If you lost your old iPhone, for example, and you’re unboxing a new one, the transfer process can happen simply through whatever setup flow Apple offers at the time. If you lost your iPhone and decide to switch to Android, or are moving between any other two digital ecosystems, the process may not be quite as smooth. But FIDO’s white paper also includes another component, a proposed addition to its specification that would allow one of your existing devices, like your laptop, to act as a hardware token itself, similar to stand-alone Bluetooth authentication dongles, and provide physical authentication over Bluetooth. The idea is that this would still be virtually phish-proof since Bluetooth is a proximity-based protocol and can be a useful tool as needed in developing different versions of truly passwordless schemes that don’t have to retain a backup password.

Christiaan Brand, a product manager at Google who focuses on identity and security and collaborates on FIDO projects, says that the passkey-style plan follows logically from the smartphone or multi-device image of a passwordless future.

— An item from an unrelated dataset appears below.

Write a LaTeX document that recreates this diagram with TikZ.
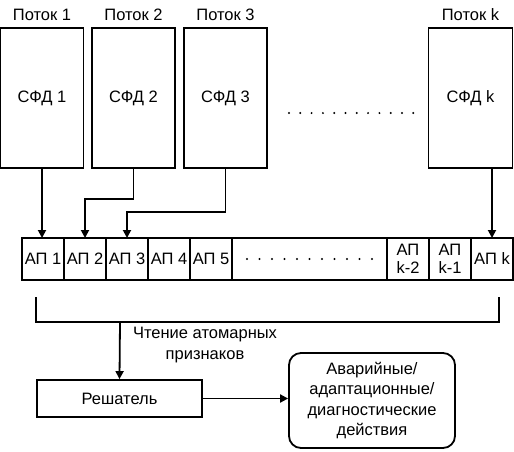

“This grand vision of ‘Let’s move beyond the password,’ we’ve always had this end state in mind to be honest, it just took until everyone had mobile phones in their pockets,” Brand says. Google joined FIDO just months after its formation in 2013. “Hopefully for the users it will be a small behavioral change, but the technology is a giant leap forward.”

To FIDO, the biggest priority is a paradigm shift in account security that will make phishing a thing of the past. Attackers have become masters at tricking users into unintentionally handing over their passwords, and even two-factor authentication codes or approval prompts can be exploited. Such scams facilitate criminal profit, but they have also played a role in espionage and destructive cyberattacks that have shaped geopolitics and global events.

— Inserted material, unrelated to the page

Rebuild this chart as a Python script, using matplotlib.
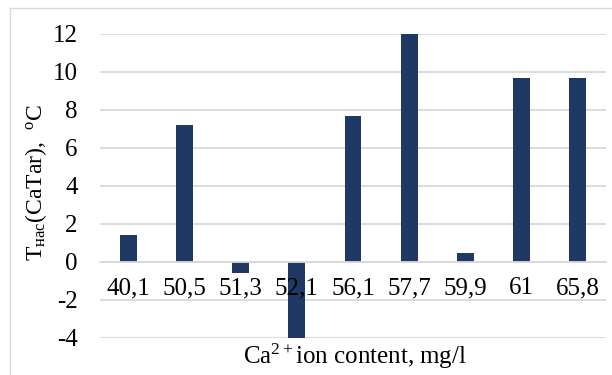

Even if FIDO has finally found the magic formula, passwords won’t disappear overnight for a host of reasons. The most important is that not all people own a smartphone at all, much less multiple devices that can backstop each other if one is lost or stolen. And it will take years of turnover before everyone around the world has access to newer devices and operating system versions that support FIDO’s passwordless push. In the meantime, tech companies will need to maintain both passwordless and password-based login schemes. In its new white paper and elsewhere, FIDO is working to support this transition, but as with any other tech migration (ahem, Windows XP), the road will inevitably prove arduous.

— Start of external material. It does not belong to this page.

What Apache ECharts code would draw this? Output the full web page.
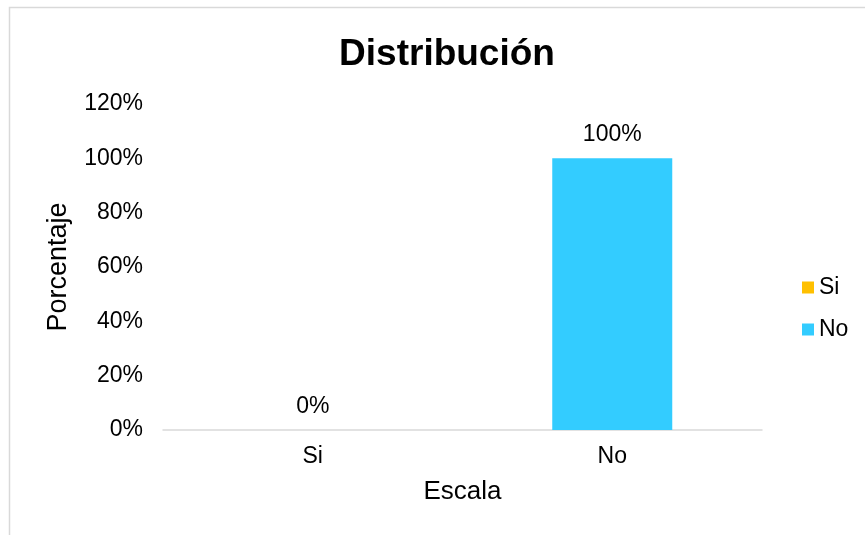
<!DOCTYPE html>
<html>
<head>
<meta charset="utf-8">
<script src="https://cdn.jsdelivr.net/npm/echarts@6/dist/echarts.min.js"></script>
<style>
  html, body { margin: 0; padding: 0; background: #fff; }
  #chart { width: 865px; height: 535px; }
</style>
</head>
<body>
<div id="chart"></div>
<script>
// datos
const categorias = ['Si', 'No']
const porcentajes = [0, 100]
const colores = ['#FFC000', '#33CCFF']
const ticksY = [0, 20, 40, 60, 80, 100, 120]

const chart = echarts.init(document.getElementById('chart'))

// una serie por categoría para que la leyenda muestre Si / No
const series = categorias.map((cat, i) => ({
  name: cat,
  type: 'bar',
  stack: 'total',
  barWidth: 120,
  itemStyle: {color: colores[i]},
  data: categorias.map((c, j) => (j === i ? porcentajes[i] : '-')),
  label: {
    show: true,
    position: 'top',
    distance: 12,
    formatter: '{c}%',
    fontFamily: 'Liberation Sans',
    fontSize: 23,
    color: '#000'
  }
}))

chart.setOption({
  animation: false,
  textStyle: {fontFamily: 'Liberation Sans'},
  title: {
    text: 'Distribución',
    left: 442,
    textAlign: 'center',
    top: 31,
    textStyle: {fontSize: 37, fontWeight: 'bold', color: '#000', fontFamily: 'Liberation Sans'}
  },
  graphic: [{
    type: 'rect',
    shape: {x: 9.5, y: 7.5, width: 900, height: 600},
    style: {fill: 'none', stroke: '#d9d9d9', lineWidth: 1.5},
    silent: true
  }],
  legend: {
    orient: 'vertical',
    left: 797,
    top: 271,
    itemWidth: 12,
    itemHeight: 12,
    itemGap: 19,
    icon: 'rect',
    data: categorias,
    textStyle: {fontSize: 23, color: '#000', fontFamily: 'Liberation Sans'}
  },
  grid: {left: 163, right: 103, top: 104, bottom: 105},
  xAxis: {
    type: 'category',
    data: categorias,
    name: 'Escala',
    nameLocation: 'middle',
    nameGap: 49,
    nameTextStyle: {fontSize: 26, color: '#000'},
    axisLine: {lineStyle: {color: '#d9d9d9', width: 1.5}},
    axisTick: {show: false},
    axisLabel: {fontSize: 23, color: '#000', margin: 15}
  },
  yAxis: {
    type: 'value',
    min: ticksY[0],
    max: ticksY[ticksY.length - 1],
    interval: ticksY[1] - ticksY[0],
    name: 'Porcentaje',
    nameLocation: 'middle',
    nameGap: 91,
    nameTextStyle: {fontSize: 27, color: '#000'},
    axisLine: {show: false},
    axisTick: {show: false},
    splitLine: {show: false},
    axisLabel: {fontSize: 23, color: '#000', margin: 20, formatter: '{value}%'}
  },
  series: series
})
</script>
</body>
</html>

Additionally, while FIDO’s proposal is a major security improvement over passwords in many ways, it isn’t infallible. Its success will depend on the security of each operating system’s implementation. You’re already likely all too familiar with the nightmare of being forced to trust the authentication scheme of each website and service you have an account with, but no alternative is perfect. FIDO’s vision will simply create a different, if potentially better and more sensible, set of weaknesses and points of failure. As FIDO itself notes, its plan for mainstream adoption of passwordless authentication is meant as a general-purpose solution and may not always fit the most extreme security requirements.

And after all that, the tech industry will still need to turn FIDO’s white paper into actual features that are easy to use and that convert people into passwordless believers. 

“Schemes like Passkey could work and be more secure than passwords as they stand now,” says Johns Hopkins cryptographer Matthew Green. “But if the user interface for inter-device transfers sucks on some devices, it will suck for all of them, which would continue to discourage use.”

After almost a decade of work, people looking for relief from passwords are left to hope that at this point FIDO is too big to fail. When asked if this is really it, if the death knell for passwords is truly, finally tolling, Google’s Brand turns serious, but he doesn’t hesitate to answer: “I feel like everything is coalescing,” he says. “This should be durable.”